■ **REQUIREMENT**: Starting at the first line of the entries, extract each line up to and including the one that contains "b_vals = [10200, 34700, 42400]", but leave out the pictures.

Entries with chart source code:
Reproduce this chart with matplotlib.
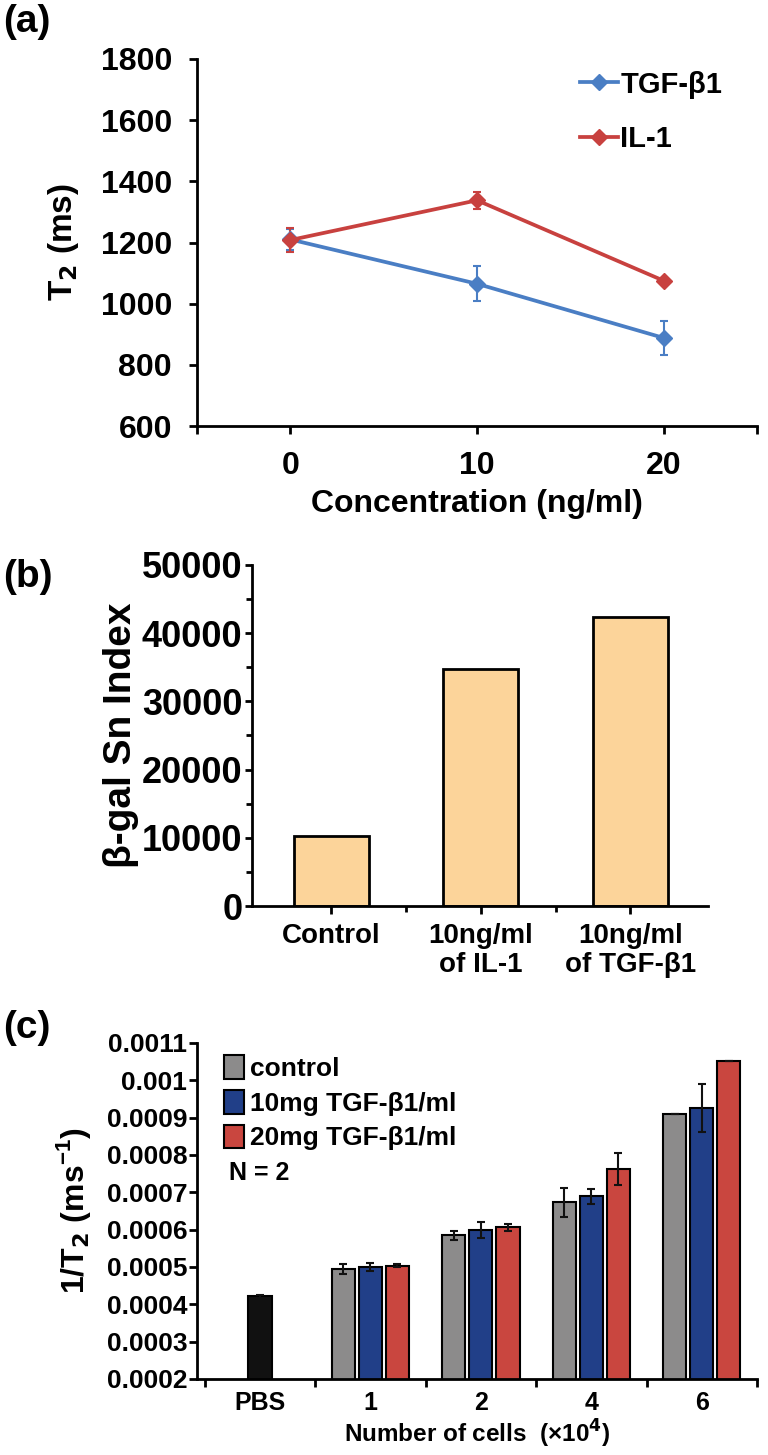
import matplotlib
matplotlib.use("Agg")
import matplotlib.pyplot as plt
import numpy as np

plt.rcParams['font.family'] = ['Liberation Sans', 'DejaVu Sans']
plt.rcParams['font.weight'] = 'bold'
plt.rcParams['mathtext.default'] = 'bf'

# ---------------- data ----------------
# (a)
conc = [0, 10, 20]
tgf_t2 = [1210, 1065, 888]
tgf_err = [35, 57, 55]
il1_t2 = [1208, 1338, 1075]
il1_err = [38, 27, 10]

# (b)
b_cats = ['Control', '10ng/ml\nof IL-1', '10ng/ml\nof TGF-β1']
b_vals = [10200, 34700, 42400]

# (c)
c_groups = ['PBS', '1', '2', '4', '6']
pbs_val = 0.000421
pbs_err = 0.000003
ctrl_vals = [0.000494, 0.000585, 0.000673, 0.000910]
ctrl_err = [0.000013, 0.000012, 0.000038, 0.0]
t10_vals = [0.000500, 0.000600, 0.000689, 0.000926]
t10_err = [0.000012, 0.000021, 0.000021, 0.000064]
t20_vals = [0.000504, 0.000606, 0.000763, 0.001053]
t20_err = [0.000005, 0.000010, 0.000043, 0.0]
c_labels = ['control', '10mg TGF-β1/ml', '20mg TGF-β1/ml']

W, H = 768, 1455
fig = plt.figure(figsize=(W / 100, H / 100), dpi=100)

def ax_px(l, t, r, b):
    return fig.add_axes([l / W, 1 - b / H, (r - l) / W, (b - t) / H])

def style(ax, lw=2.0):
    for s in ['top', 'right']:
        ax.spines[s].set_visible(False)
    for s in ['left', 'bottom']:
        ax.spines[s].set_linewidth(lw)
        ax.spines[s].set_color('black')

# ---------------- (a) ----------------
axa = ax_px(197, 59, 757, 426)
style(axa)
blue = '#4a7ec4'
red = '#c8413f'
axa.errorbar(conc, tgf_t2, yerr=tgf_err, color=blue, lw=2.7, marker='D', ms=8,
             capsize=3, elinewidth=1.5, capthick=1.5, label='TGF-β1')
axa.errorbar(conc, il1_t2, yerr=il1_err, color=red, lw=2.7, marker='D', ms=8,
             capsize=3, elinewidth=1.5, capthick=1.5, label='IL-1')
axa.set_xlim(-5, 25)
axa.set_ylim(600, 1800)
axa.set_xticks([-5, 0, 10, 20, 25])
axa.set_xticklabels(['', '0', '10', '20', ''])
axa.set_yticks(np.arange(600, 1801, 200))
axa.tick_params(axis='both', direction='out', length=6, width=2, labelsize=23)
axa.tick_params(axis='y', pad=12)
axa.tick_params(axis='x', pad=12)
axa.set_xlabel('Concentration (ng/ml)', fontsize=23, fontweight='bold', labelpad=6)
axa.set_ylabel('T$_2$ (ms)', fontsize=24, fontweight='bold', labelpad=14)
h, l = axa.get_legend_handles_labels()
h = [hh[0] for hh in h]
axa.legend(h, l, loc='upper right', bbox_to_anchor=(0.985, 1.04), frameon=False,
           fontsize=21, handlelength=1.3, handletextpad=0.1, labelspacing=0.9)
fig.text(3 / W, 1 - 22 / H, '(a)', fontsize=28, fontweight='bold', va='center', ha='left')

# ---------------- (b) ----------------
axb = ax_px(252, 565, 708, 906)
style(axb)
xb = np.arange(len(b_cats))
axb.bar(xb, b_vals, width=0.5, color='#fcd49a', edgecolor='black', linewidth=2)
axb.set_xlim(-0.53, 2.52)
axb.set_ylim(0, 50000)
axb.set_xticks(xb)
axb.set_xticklabels(b_cats, fontsize=20, linespacing=1.15)
axb.set_xticks([0.5, 1.5], minor=True)
axb.set_yticks(np.arange(0, 50001, 10000))
axb.set_yticks(np.arange(5000, 50000, 10000), minor=True)
axb.tick_params(axis='y', labelsize=26, direction='out', length=5, width=2, pad=2)
axb.tick_params(axis='x', direction='out', length=6, width=2, pad=6)
axb.tick_params(which='minor', direction='out', length=4, width=2)
axb.set_ylabel('β-gal Sn Index', fontsize=28, fontweight='bold', labelpad=2)
fig.text(3 / W, 1 - 577 / H, '(b)', fontsize=28, fontweight='bold', va='center', ha='left')

# ---------------- (c) ----------------
axc = ax_px(197, 1043, 757, 1379)
style(axc)
xc = np.arange(1, len(c_groups))
bw = 0.21
off = 0.245
ek = dict(elinewidth=1.5, capsize=3, capthick=1.5, ecolor='#111111')
axc.bar([0], [pbs_val], width=bw, color='#111111', edgecolor='black', linewidth=1.5,
        yerr=[pbs_err], error_kw=ek)
cols = ['#8c8b8b', '#213f88', '#c9463f']
for i, (vals, errs, lab) in enumerate(zip([ctrl_vals, t10_vals, t20_vals],
                                          [ctrl_err, t10_err, t20_err], c_labels)):
    axc.bar(xc + (i - 1) * off, vals, width=bw, color=cols[i], edgecolor='black',
            linewidth=1.5, label=lab)
    axc.errorbar(xc + (i - 1) * off, vals, yerr=errs, fmt='none', **ek)
axc.set_xlim(-0.57, 4.48)
axc.set_ylim(0.0002, 0.0011)
axc.set_xticks(np.arange(len(c_groups)))
axc.set_xticklabels(c_groups)
axc.set_xticks(np.arange(-0.5, 4.6, 1), minor=True)
axc.tick_params(axis='x', which='major', length=0, pad=9, labelsize=18)
axc.tick_params(axis='x', which='minor', direction='out', length=6, width=2)
yt = np.arange(0.0002, 0.00111, 0.0001)
axc.set_yticks(yt)
axc.set_yticklabels([('%.4f' % v).rstrip('0') if i in (8, 9) else '%.4f' % v
                     for i, v in enumerate(yt)])
axc.tick_params(axis='y', direction='out', length=6, width=2, labelsize=19, pad=1)
axc.set_ylabel('1/T$_2$ (ms$^{\\mathregular{-1}}$)', fontsize=23, fontweight='bold', labelpad=10)
axc.set_xlabel('Number of cells  (×10$^4$)', fontsize=17.5, fontweight='bold', labelpad=2)
leg = axc.legend(loc='upper left', bbox_to_anchor=(0.02, 1.01), frameon=False, fontsize=19,
                 handlelength=0.75, handleheight=1.0, handletextpad=0.25, labelspacing=0.33,
                 borderaxespad=0.2)
axc.text(0.058, 0.613, 'N = 2', transform=axc.transAxes, fontsize=18, fontweight='bold',
         va='center', ha='left')
fig.text(3 / W, 1 - 1028 / H, '(c)', fontsize=28, fontweight='bold', va='center', ha='left')

fig.savefig('out.png', dpi=100)
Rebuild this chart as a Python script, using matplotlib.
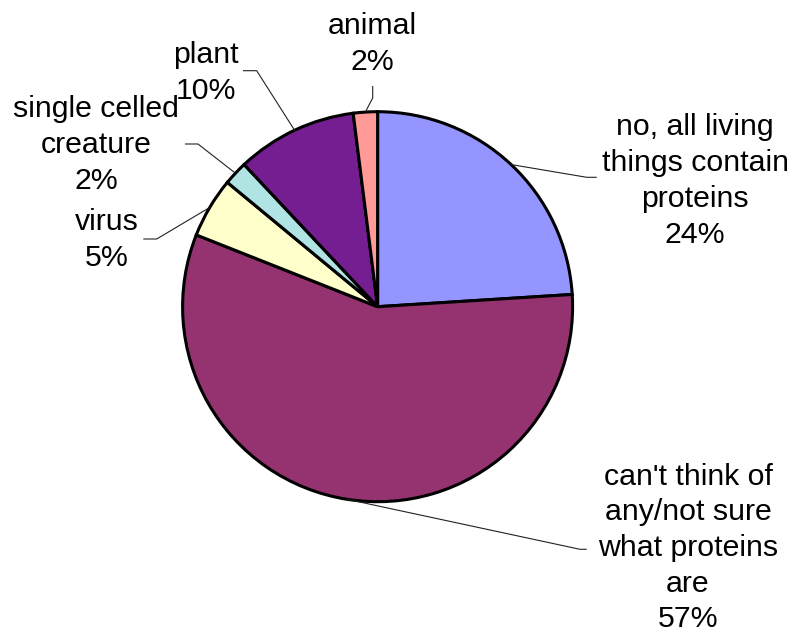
import matplotlib
matplotlib.use("Agg")
import matplotlib.pyplot as plt
import numpy as np

categories = ["no, all living\nthings contain\nproteins",
              "can't think of\nany/not sure\nwhat proteins\nare",
              "virus",
              "single celled\ncreature",
              "plant",
              "animal"]
values = [24, 57, 5, 2, 10, 2]
colors = ["#9595FF", "#943370", "#FFFFCC", "#B0E4E4", "#751E91", "#FF9A99"]

# label layout (figure pixel coords, y up): text centre, elbow point, text-side end
label_pos = [(695, 452), (688, 85), (107, 393), (96, 488), (206, 560), (372.5, 589)]
elbow = [(586.7, 455.7), (580, 83.7), (156.7, 394), (198, 489), (256.7, 562.3), (372.7, 535)]
tend = [(596.7, 455.7), (586.7, 83.7), (143.3, 394), (185, 489), (243, 562.3), (372.7, 547)]

W, H = 796, 633
fig = plt.figure(figsize=(W / 100, H / 100), dpi=100)
ax = fig.add_axes([0, 0, 1, 1])

cx, cy, R = 377.6, 326.3, 195
wedges, _ = ax.pie(values, colors=colors, startangle=90, counterclock=False,
                   center=(cx, cy), radius=R, frame=True,
                   wedgeprops=dict(edgecolor="black", linewidth=2.2))
ax.set_xlim(0, W)
ax.set_ylim(0, H)
ax.set_aspect("equal")
ax.axis("off")

for w, cat, v, lp, el, te in zip(wedges, categories, values, label_pos, elbow, tend):
    ang = np.deg2rad((w.theta1 + w.theta2) / 2)
    px, py = cx + R * np.cos(ang), cy + R * np.sin(ang)
    ax.plot([px, el[0], te[0]], [py, el[1], te[1]], color="#222222", lw=0.8,
            solid_capstyle="butt")
    ax.text(lp[0], lp[1], f"{cat}\n{v}%", ha="center", va="center",
            fontsize=21.8, family=["Liberation Sans", "DejaVu Sans"],
            linespacing=1.35, multialignment="center")

fig.savefig("out.png", dpi=100)
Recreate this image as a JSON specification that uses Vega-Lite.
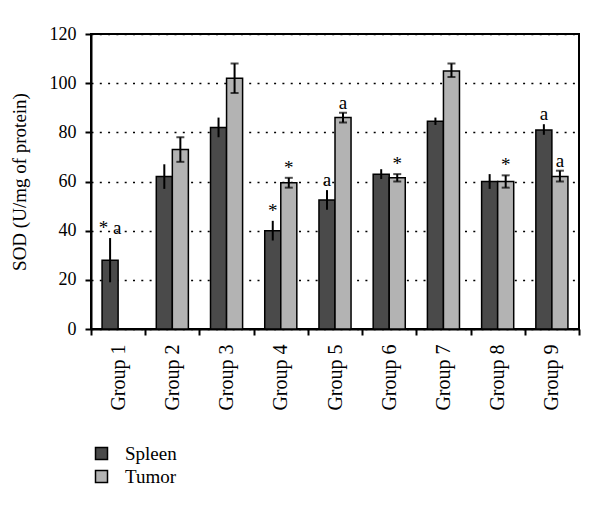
{
  "$schema": "https://vega.github.io/schema/vega-lite/v6.json",
  "width": 488,
  "height": 295,
  "autosize": {"type": "none"},
  "padding": {"left": 91, "top": 34, "right": 21, "bottom": 180},
  "config": {
    "font": "Liberation Serif",
    "view": {"stroke": "black", "strokeWidth": 2},
    "axis": {"domainColor": "black", "domainWidth": 2, "tickColor": "black", "tickWidth": 2, "tickSize": 6, "labelColor": "black", "titleColor": "black", "labelFontSize": 19, "labelPadding": 9}
  },
  "data": {
    "values": [
      {"group": "Group 1", "series": "Spleen", "value": 28, "lo": 19, "hi": 37, "sig": "* a"},
      {"group": "Group 2", "series": "Spleen", "value": 62, "lo": 57, "hi": 67, "sig": ""},
      {"group": "Group 2", "series": "Tumor", "value": 73, "lo": 68, "hi": 78, "sig": ""},
      {"group": "Group 3", "series": "Spleen", "value": 82, "lo": 78, "hi": 86, "sig": ""},
      {"group": "Group 3", "series": "Tumor", "value": 102, "lo": 96, "hi": 108, "sig": ""},
      {"group": "Group 4", "series": "Spleen", "value": 40, "lo": 36, "hi": 44, "sig": "*"},
      {"group": "Group 4", "series": "Tumor", "value": 59.5, "lo": 57.5, "hi": 61.5, "sig": "*"},
      {"group": "Group 5", "series": "Spleen", "value": 52.5, "lo": 48.5, "hi": 56.5, "sig": "a"},
      {"group": "Group 5", "series": "Tumor", "value": 86, "lo": 84, "hi": 88, "sig": "a"},
      {"group": "Group 6", "series": "Spleen", "value": 63, "lo": 61, "hi": 65, "sig": ""},
      {"group": "Group 6", "series": "Tumor", "value": 61.5, "lo": 60, "hi": 63, "sig": "*"},
      {"group": "Group 7", "series": "Spleen", "value": 84.5, "lo": 83, "hi": 86, "sig": ""},
      {"group": "Group 7", "series": "Tumor", "value": 105, "lo": 102.5, "hi": 108, "sig": ""},
      {"group": "Group 8", "series": "Spleen", "value": 60, "lo": 57, "hi": 63, "sig": ""},
      {"group": "Group 8", "series": "Tumor", "value": 60, "lo": 57.5, "hi": 62.5, "sig": "*"},
      {"group": "Group 9", "series": "Spleen", "value": 81, "lo": 79, "hi": 83.3, "sig": "a"},
      {"group": "Group 9", "series": "Tumor", "value": 62, "lo": 60, "hi": 64.4, "sig": "a"}
    ]
  },
  "encoding": {
    "x": {
      "field": "group", "type": "nominal", "sort": null,
      "scale": {"paddingInner": 0, "paddingOuter": 0},
      "axis": {"title": null, "labelAngle": 270, "labelAlign": "right", "labelBaseline": "middle", "tickBand": "extent", "labelFontSize": 20}
    },
    "xOffset": {"field": "series", "type": "nominal", "scale": {"domain": ["Spleen", "Tumor"], "paddingInner": 0, "paddingOuter": 0.69}}
  },
  "layer": [
    {
      "mark": {"type": "bar", "stroke": "black", "strokeWidth": 1.5},
      "encoding": {
        "y": {
          "field": "value", "type": "quantitative",
          "scale": {"domain": [0, 120], "nice": false},
          "axis": {"title": "SOD (U/mg of protein)", "titleFontSize": 19, "titleFontWeight": "normal", "titlePadding": 20, "labelFontSize": 18, "values": [0, 20, 40, 60, 80, 100, 120], "grid": true, "gridColor": "black", "gridDash": [2, 6.3], "gridWidth": 1.5}
        },
        "color": {
          "field": "series", "type": "nominal",
          "scale": {"domain": ["Spleen", "Tumor"], "range": ["#4a4a4a", "#b3b3b3"]},
          "legend": {"title": null, "orient": "none", "legendX": 1, "legendY": 410, "symbolType": "square", "symbolSize": 144, "symbolStrokeColor": "black", "symbolStrokeWidth": 1.5, "labelFontSize": 19, "labelColor": "black", "labelOffset": 14, "rowPadding": 3}
        }
      }
    },
    {
      "mark": {"type": "rule", "color": "black", "strokeWidth": 2},
      "encoding": {
        "y": {"field": "lo", "type": "quantitative"},
        "y2": {"field": "hi"}
      }
    },
    {
      "transform": [{"filter": "datum.series == 'Tumor'"}],
      "mark": {"type": "tick", "color": "black", "size": 8, "thickness": 2},
      "encoding": {"y": {"field": "hi", "type": "quantitative"}}
    },
    {
      "transform": [{"filter": "datum.series == 'Tumor'"}],
      "mark": {"type": "tick", "color": "black", "size": 8, "thickness": 2},
      "encoding": {"y": {"field": "lo", "type": "quantitative"}}
    },
    {
      "transform": [{"filter": "datum.sig != ''"}],
      "mark": {"type": "text", "baseline": "alphabetic", "dy": -4, "fontSize": 19, "color": "black"},
      "encoding": {
        "y": {"field": "hi", "type": "quantitative"},
        "text": {"field": "sig"}
      }
    }
  ]
}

■ **TASK RESULT**:
Reproduce this chart with matplotlib.
import matplotlib
matplotlib.use("Agg")
import matplotlib.pyplot as plt
import numpy as np

plt.rcParams['font.family'] = ['Liberation Sans', 'DejaVu Sans']
plt.rcParams['font.weight'] = 'bold'
plt.rcParams['mathtext.default'] = 'bf'

# ---------------- data ----------------
# (a)
conc = [0, 10, 20]
tgf_t2 = [1210, 1065, 888]
tgf_err = [35, 57, 55]
il1_t2 = [1208, 1338, 1075]
il1_err = [38, 27, 10]

# (b)
b_cats = ['Control', '10ng/ml\nof IL-1', '10ng/ml\nof TGF-β1']
b_vals = [10200, 34700, 42400]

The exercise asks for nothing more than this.